Scenario: N system admins. they checkout a machine's configuration into
their private working directory. they all are not currently root (or I'll
shoot them) and so the files are all owned by them with whatever default
mode per standard (umask etc) procedure. They do their edits, check them
into the repository. Now when a process on the host goes to the respository
to fetch it's new/updated configuration files the perms of these Read-only
checked out files had BETTER have the right perms on them or the processes
that read them will fall over and die.


AFIK, CVS really doesn't support this type of operation, and in fact it would probably break normal usage. Perhaps some other versioning tool does, or you can use the various checkin hooks to modify the behavior.

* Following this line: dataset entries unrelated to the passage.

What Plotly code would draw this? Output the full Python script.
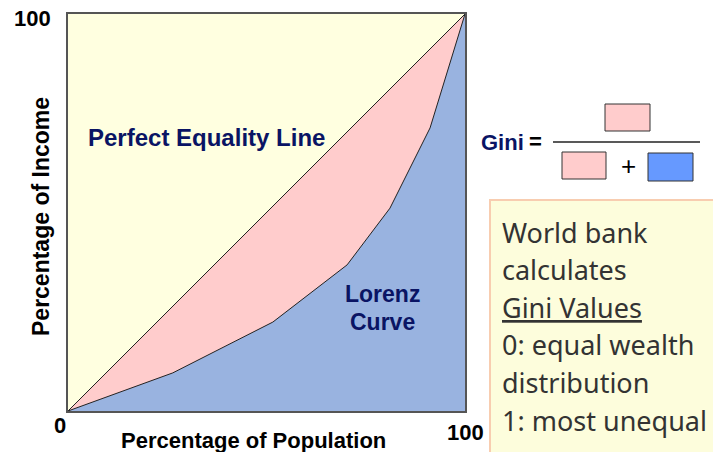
import plotly.graph_objects as go

# ---- data ----
population_pct = [0, 26.4, 51.6, 70.3, 81.1, 91.2, 100]
income_pct = [0, 9.6, 22.4, 36.8, 51.1, 71.3, 100]
equality_x = [0, 100]
equality_y = [0, 100]
box_lines = ["World bank", "calculates", "<u>Gini Values</u>",
             "0: equal wealth", "distribution", "1: most unequal"]

W, H = 713, 452
L, R, T, B = 68, 465, 14, 411
PW, PH = R - L, B - T

def px(x):
    return (x - L) / PW

def py(y):
    return (B - y) / PH

NAVY = "#0a1464"
fig = go.Figure()
fig.add_trace(go.Scatter(x=equality_x, y=equality_y, mode="lines",
                         line=dict(color="#222", width=1),
                         fill="tozeroy", fillcolor="#FFCCCC", showlegend=False,
                         hoverinfo="skip"))
fig.add_trace(go.Scatter(x=population_pct, y=income_pct, mode="lines",
                         line=dict(color="#222", width=1),
                         fill="tozeroy", fillcolor="#99B3E0", showlegend=False,
                         hoverinfo="skip"))

axis_common = dict(range=[0, 100], showgrid=False, zeroline=False,
                   showticklabels=False, ticks="", showline=True,
                   linecolor="#555", linewidth=2, mirror=True)
fig.update_xaxes(**axis_common)
fig.update_yaxes(**axis_common)

ann = []
bold = dict(family="Liberation Sans, Arial", size=22, color="black")
title_font = dict(family="Liberation Sans, Arial", size=23, color="black")
ann.append(dict(x=px(32), y=py(19), text="<b>100</b>", font=bold))
ann.append(dict(x=px(60), y=py(425), text="<b>0</b>", font=bold))
ann.append(dict(x=px(465), y=py(432), text="<b>100</b>", font=bold))
ann.append(dict(x=px(253), y=py(440), text="<b>Percentage of Population</b>",
                font=dict(family="Liberation Sans, Arial", size=22, color="black")))
ann.append(dict(x=px(41), y=py(217), text="<b>Percentage of Income</b>", font=title_font, textangle=-90))
navy = dict(family="Liberation Sans, Arial", size=23, color=NAVY)
ann.append(dict(x=px(206), y=py(137), text="<b>Perfect Equality Line</b>",
                font=dict(family="Liberation Sans, Arial", size=24, color=NAVY)))
ann.append(dict(x=px(382), y=py(294), text="<b>Lorenz</b>", font=navy))
ann.append(dict(x=px(382), y=py(322), text="<b>Curve</b>", font=navy))
ann.append(dict(x=px(479), y=py(142), text="<b>Gini</b>", font=dict(family="Liberation Sans, Arial", size=22, color=NAVY), xanchor="left"))
ann.append(dict(x=px(535), y=py(141), text="<b>=</b>", font=dict(family="Liberation Sans, Arial", size=22, color="black")))
ann.append(dict(x=px(628), y=py(166), text="+", font=dict(family="Liberation Sans, Arial", size=26, color="black")))

box_font = dict(family="Noto Sans", size=27, color="#333333")
for i, line in enumerate(box_lines):
    ann.append(dict(x=px(500), y=py(232 + 37.6 * i), text=line, font=box_font, xanchor="left"))

for a in ann:
    a.setdefault("xanchor", "center")
    a.update(xref="paper", yref="paper", yanchor="middle", showarrow=False)

shapes = [
    dict(type="rect", x0=px(490), x1=px(730), y0=py(200), y1=py(470),
         fillcolor="#FDFDDC", line=dict(color="#F8CDB0", width=2), layer="above"),
    dict(type="rect", x0=px(605), x1=px(650), y0=py(104), y1=py(131),
         fillcolor="#FFCCCC", line=dict(color="#333", width=1)),
    dict(type="line", x0=px(553), x1=px(700), y0=py(142), y1=py(142),
         line=dict(color="#222", width=1.5)),
    dict(type="rect", x0=px(562), x1=px(606), y0=py(152), y1=py(179),
         fillcolor="#FFCCCC", line=dict(color="#333", width=1)),
    dict(type="rect", x0=px(648), x1=px(693), y0=py(153), y1=py(181),
         fillcolor="#6699FF", line=dict(color="#333", width=1)),
]
for s in shapes:
    s.update(xref="paper", yref="paper")

fig.update_layout(width=W, height=H, margin=dict(l=L, r=W - R, t=T, b=H - B),
                  plot_bgcolor="#FFFFE0", paper_bgcolor="white",
                  annotations=ann, shapes=shapes, showlegend=False)
fig.write_html("out.html", config={"displayModeBar": False},
               post_script="document.body.style.margin='0';")
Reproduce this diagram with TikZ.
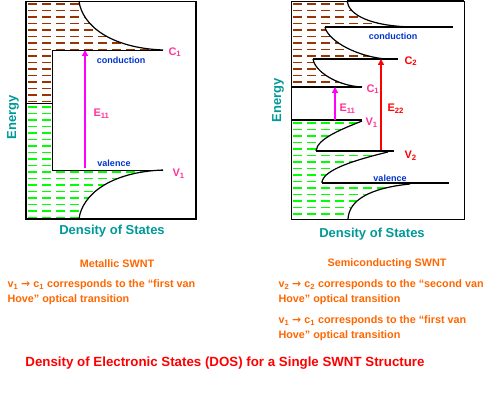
\documentclass[tikz,border=0pt]{standalone}
\usepackage{fontspec}
\setmainfont{Liberation Sans}
\newfontfamily\arrowfont{DejaVu Sans}
\usetikzlibrary{arrows.meta}
\definecolor{dosbrown}{RGB}{153,51,0}
\definecolor{dosgreen}{RGB}{0,255,0}
\definecolor{dosteal}{RGB}{0,153,153}
\definecolor{dosblue}{RGB}{0,51,204}
\definecolor{dosorange}{RGB}{255,102,0}
\definecolor{dospink}{RGB}{255,51,153}
\definecolor{dosmagenta}{RGB}{255,0,255}
\definecolor{dosred}{RGB}{255,0,0}
\tikzset{
  box/.style={draw=black, line width=1.2pt},
  level/.style={draw=black, line width=1.8pt},
  edge/.style={draw=black, line width=0.8pt},
  dos/.style={draw=black, line width=1.2pt},
  fillrow/.style={line width=1.3pt, dash pattern=on 9pt off 5pt},
  band/.style={font=\bfseries\fontsize{9}{9}\selectfont, text=dosblue},
  axis/.style={font=\bfseries\fontsize{13}{13}\selectfont, text=dosteal},
  peak/.style={font=\bfseries\fontsize{11}{11}\selectfont, anchor=west},
  gap/.style={-{Triangle[length=6pt,width=6pt]}, line width=2pt},
  note/.style={font=\bfseries\fontsize{10.8}{10.8}\selectfont, text=dosorange, anchor=west},
}
\begin{document}
\begin{tikzpicture}[x=1pt,y=-1pt]
\useasboundingbox (0,0) rectangle (500,406);

% ---- metallic SWNT ----
\begin{scope}
  \clip (26,1) -- (79,1) .. controls (82,25) and (110,48) .. (163,50) -- (52,50) -- (52,103) -- (26,103) -- cycle;
  \foreach \y in {4,10.5,...,103} \draw[fillrow,dosbrown] (28,\y) -- (196,\y);
\end{scope}
\begin{scope}
  \clip (26,103) -- (52,103) -- (52,170) -- (163,170) .. controls (110,172) and (82,195) .. (79,219) -- (26,219) -- cycle;
  \foreach \y in {107,113.5,...,219} \draw[fillrow,dosgreen] (28,\y) -- (196,\y);
\end{scope}
\draw[dos] (79,1) .. controls (82,25) and (110,48) .. (163,50);
\draw[dos] (163,170) .. controls (110,172) and (82,195) .. (79,219);
\draw[edge] (163,50) -- (52,50) -- (52,170) -- (163,170);
\draw[edge] (26,103) -- (52,103);
\draw[box] (26,1.5) rectangle (196,219);

\coordinate (mv1) at (85,168);
\coordinate (mc1) at (85,50);
\draw[gap,dosmagenta,line width=2.6pt] (mv1) -- (mc1);

\node[band] (mcond) at (121,60) {conduction};
\node[band] (mval) at (114,163) {valence};
\node[peak,text=dospink] (mE11) at (90,114) {E\textsubscript{11}};
\node[peak,text=dospink] (mC1) at (165,52) {C\textsubscript{1}};
\node[peak,text=dospink] (mV1) at (169,174) {V\textsubscript{1}};
\node[axis,rotate=90] (mE) at (13,117) {Energy};
\node[axis] (mD) at (112,231) {Density of States};

% ---- semiconducting SWNT ----
\begin{scope}
  \clip (291,1) -- (347,1) .. controls (349,15) and (370,26) .. (412,27) -- (325,27)
    .. controls (327,38) and (350,55) .. (385,59) -- (313,59)
    .. controls (315,72) and (338,86) .. (362,87) -- (291,87) -- cycle;
  \foreach \y in {4,10.5,...,87} \draw[fillrow,dosbrown] (293,\y) -- (464,\y);
\end{scope}
\begin{scope}
  \clip (291,120) -- (362,121) .. controls (345,128) and (317,138) .. (316,151) -- (388,152)
    .. controls (355,160) and (322,170) .. (322,183) -- (410,184)
    .. controls (370,188) and (349,200) .. (348,219) -- (291,219) -- cycle;
  \foreach \y in {123,129.5,...,219} \draw[fillrow,dosgreen] (293,\y) -- (464,\y);
\end{scope}
\draw[dos] (347,1) .. controls (349,15) and (370,26) .. (412,27);
\draw[dos] (325,27) .. controls (327,38) and (350,55) .. (385,59);
\draw[dos] (313,59) .. controls (315,72) and (338,86) .. (362,87);
\draw[dos] (362,121) .. controls (345,128) and (317,138) .. (316,151);
\draw[dos] (388,152) .. controls (355,160) and (322,170) .. (322,183);
\draw[dos] (410,184) .. controls (370,188) and (349,200) .. (348,219);
\draw[level] (325,27) -- (453,27);
\draw[level] (313,59) -- (398,59);
\draw[edge,line width=1.1pt] (291,87) -- (362,87);
\draw[level] (291,120) -- (362,120);
\draw[level] (316,151) -- (394,151);
\draw[level] (322,183) -- (449,183);
\draw[edge] (291,1) rectangle (464,219);
\draw[level] (347,1) -- (464,1);

\coordinate (sv1) at (335,120);
\coordinate (sc1) at (335,87);
\coordinate (sv2) at (381,150);
\coordinate (sc2) at (381,59);
\draw[gap,dosmagenta] (sv1) -- (sc1);
\draw[gap,dosred] (sv2) -- (sc2);

\node[band] (scond) at (393,36) {conduction};
\node[band] (sval) at (390,178) {valence};
\node[peak,text=dosred] (sC2) at (401,61) {C\textsubscript{2}};
\node[peak,text=dospink] (sC1) at (363,89) {C\textsubscript{1}};
\node[peak,text=dospink] (sE11) at (336,109) {E\textsubscript{11}};
\node[peak,text=dosred] (sE22) at (384,109) {E\textsubscript{22}};
\node[peak,text=dospink] (sV1) at (362,123) {V\textsubscript{1}};
\node[peak,text=dosred] (sV2) at (401,156) {V\textsubscript{2}};
\node[axis,rotate=90] (sE) at (278,100) {Energy};
\node[axis] (sD) at (372,234) {Density of States};

% ---- captions ----
\node[note,anchor=center] (mtitle) at (117,264) {Metallic SWNT};
\node[note] (mline1) at (4,285) {v\textsubscript{1} {\arrowfont→} c\textsubscript{1} corresponds to the “first van};
\node[note] (mline2) at (4,300) {Hove” optical transition};
\node[note,anchor=center] (stitle) at (387,264) {Semiconducting SWNT};
\node[note] (sline1) at (275,285) {v\textsubscript{2} {\arrowfont→} c\textsubscript{2} corresponds to the “second van};
\node[note] (sline2) at (275,300) {Hove” optical transition};
\node[note] (sline3) at (275,321) {v\textsubscript{1} {\arrowfont→} c\textsubscript{1} corresponds to the “first van};
\node[note] (sline4) at (275,336) {Hove” optical transition};
\node[font=\bfseries\fontsize{13.3}{13.3}\selectfont, text=dosred] (title) at (225,363)
  {Density of Electronic States (DOS) for a Single SWNT Structure};
\end{tikzpicture}
\end{document}
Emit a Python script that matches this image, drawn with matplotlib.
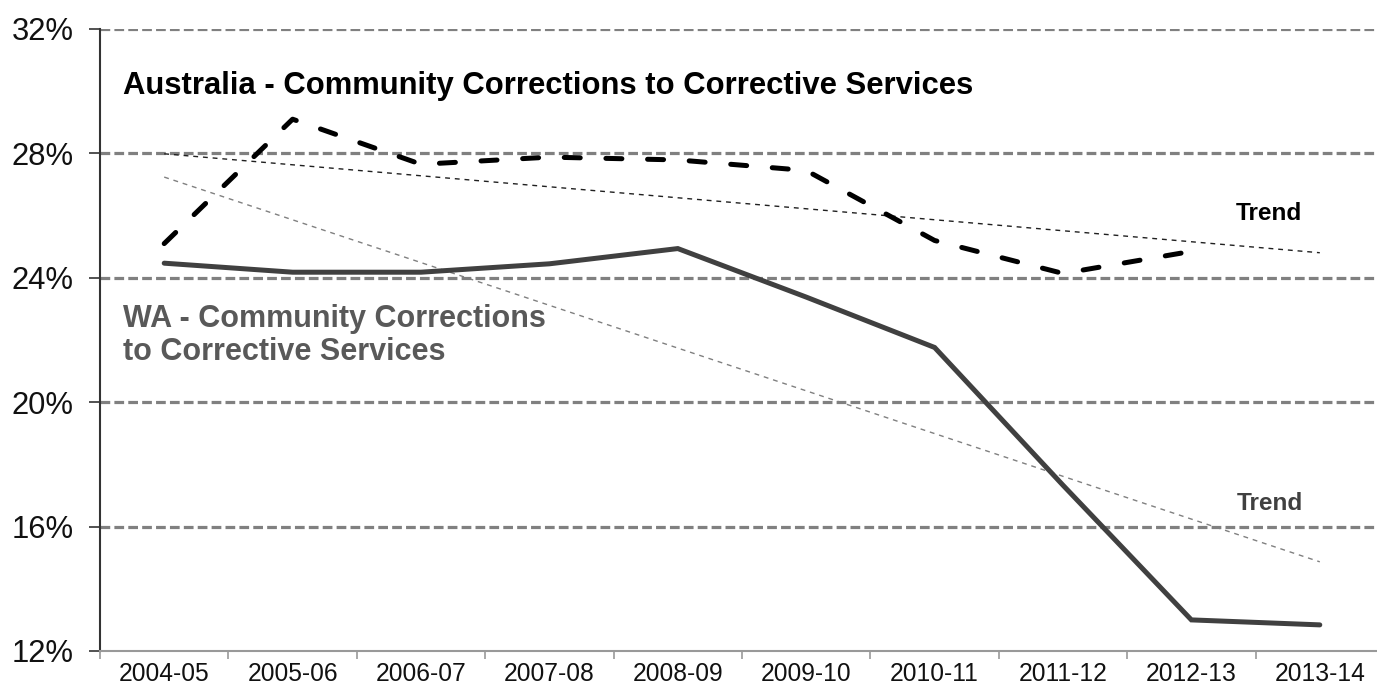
import numpy as np
import matplotlib
matplotlib.use("Agg")
import matplotlib.pyplot as plt

plt.rcParams['font.family'] = ['Liberation Sans', 'DejaVu Sans']
plt.rcParams['lines.scale_dashes'] = False

years = ["2004-05", "2005-06", "2006-07", "2007-08", "2008-09",
         "2009-10", "2010-11", "2011-12", "2012-13", "2013-14"]
# share of corrective-services population on community orders (%)
wa_share = [24.47, 24.18, 24.18, 24.45, 24.94, 23.38, 21.76, 17.33, 13.00, 12.84]
aus_share = [25.10, 29.10, 27.65, 27.88, 27.79, 27.45, 25.20, 24.14, 24.85]
y_ticks = [12, 16, 20, 24, 28, 32]

fig = plt.figure(figsize=(13.77, 6.89), dpi=100)
ax = fig.add_axes([100 / 1377, 38 / 689, 1284 / 1377, 622 / 689])

x_all = np.arange(len(years))
x_aus = np.arange(len(aus_share))

# horizontal gridlines
for v in y_ticks[1:]:
    ax.axhline(v, color="#808080", lw=2.3, linestyle=(0, (7, 3)), zorder=1)

# linear trends, projected across all years
aus_fit = np.polyfit(x_aus, aus_share, 1)
wa_fit = np.polyfit(x_all, wa_share, 1)
ax.plot(x_all, np.polyval(aus_fit, x_all), color="#202020", lw=1.0,
        linestyle=(0, (3.5, 3.5)), zorder=2)
ax.plot(x_all, np.polyval(wa_fit, x_all), color="#808080", lw=1.0,
        linestyle=(0, (3.5, 3.5)), zorder=2)

# series
ax.plot(x_all, wa_share, color="#404040", lw=3.6, solid_capstyle="round",
        solid_joinstyle="miter", zorder=3)
ax.plot(x_aus, aus_share, color="black", lw=3.6, linestyle=(0, (11.5, 18.5)),
        dash_capstyle="round", zorder=4)

ax.set_xlim(-0.5, len(years) - 0.5)
ax.set_ylim(12, 32)
ax.set_yticks(y_ticks)
ax.set_yticklabels([f"{v}%" for v in y_ticks], fontsize=22.3, color="#111111")
ax.set_xticks(x_all)
ax.set_xticklabels(years, fontsize=17.7, color="#111111")
ax.set_xticks(np.arange(-0.5, len(years), 1), minor=True)
ax.tick_params(axis="x", which="major", length=0, pad=8)
ax.tick_params(axis="x", which="minor", length=6, color="#999999", width=1.2)
ax.tick_params(axis="y", length=8, width=1.2, color="#333333", pad=11)

for side in ("top", "right"):
    ax.spines[side].set_visible(False)
ax.spines["left"].set_color("#333333")
ax.spines["left"].set_linewidth(1.5)
ax.spines["bottom"].set_color("#999999")
ax.spines["bottom"].set_linewidth(1.5)

ax.text(-0.32, 30.18, "Australia - Community Corrections to Corrective Services",
        fontsize=22.3, fontweight="bold", color="black", va="center", ha="left")
ax.text(-0.32, 22.15, "WA - Community Corrections\nto Corrective Services",
        fontsize=22, fontweight="bold", color="#595959", va="center", ha="left",
        linespacing=1.15)
ax.text(8.60, 26.07, "Trend", fontsize=17.6, fontweight="bold", color="black",
        va="center", ha="center")
ax.text(8.61, 16.75, "Trend", fontsize=17.6, fontweight="bold", color="#404040",
        va="center", ha="center")

fig.savefig("out.png", dpi=100)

If I was faced with this situation, I'd consider it a "build" issue. I'd have a make file in with these files, and my process (I'm assuming you've got some process that would be similar to a script running from cron?) would run a script that would do a checkout (as whatever user is aproprate, maybe give it a "valid" user with a home directory) or export, then run make on the Makefile. The Makefile would have whatever commands in it that are necessary to install the files:

.SUFFIXES: *.cf *.conf

.cf:
        chown whoever $<
        chgrp wheel $<
        chmod 600 $<
        mv $< /etc/.

.conf:
        chown whoever $<
        chgrp wheel $<
        chmod 600 $<
        mv $< /etc/.

This is only an example, write your own (not 100% if my syntax is correct even; security issues may be in above; check your permisions; etc...).

That's just how I'd do it if I was faced with the problem, but YMMV.